Bhimashankar Jyotirlinga (Dakinyam), Bhimpur, is a Hindu temple situated in the western part of the holy Mahendragiri mountains on the Mahendratanaya River in the Indian state of Odisha. It is debated to be the Dakini area and the Jyotirlingam found there is believed to be one among the 12 Jyotirlingams.

== History ==

According to Linga Purana written by Vedavyasa and as translated by Babaji Baishnaba Chrana Das in Odia, one of the 12 jyotirlingams is in Dakinye Bhima shankara. As described in Mahabharata and as believed by many historians, Dakini is between the western part of Mahendragiri River to Godavari River. It is believed that in the Dvadasha jyotirlinga strotram of Shankaracharya the words "Dakinyam Bhimasankara" refers to the Dakini area.

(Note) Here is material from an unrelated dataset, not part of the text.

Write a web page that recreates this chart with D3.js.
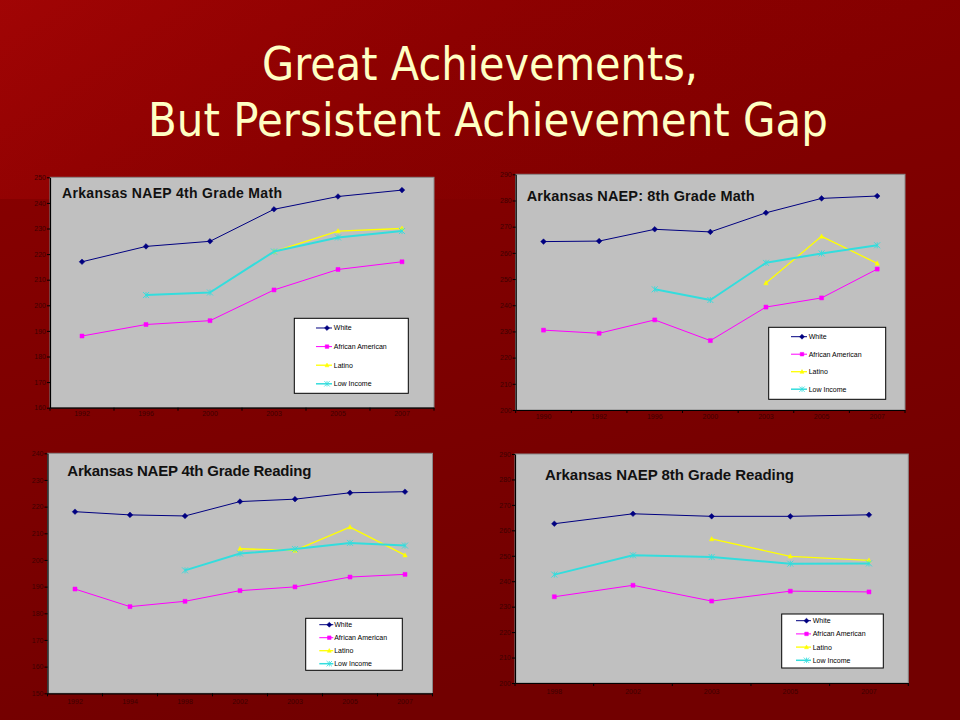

The specialty of the Jyotirlingam is the quadrangular Shakti around the Linga decorated by a Upavita as per the purana. This place came into light after it was excavated in the year 1974. The nearby Machha Diian (Jumping fish)ମାଛଡିଆଁ waterfall in Mahendra tanaya river attract devotees as well as tourists throughout the year.

== Geography ==

Bhimashankar Jyotirlinga temple is about 30 km from Gunupur and at a distance of 100 km from the district headquarter Rayagada and located near the sangam of Mahendratanaya river and Vamsadhara.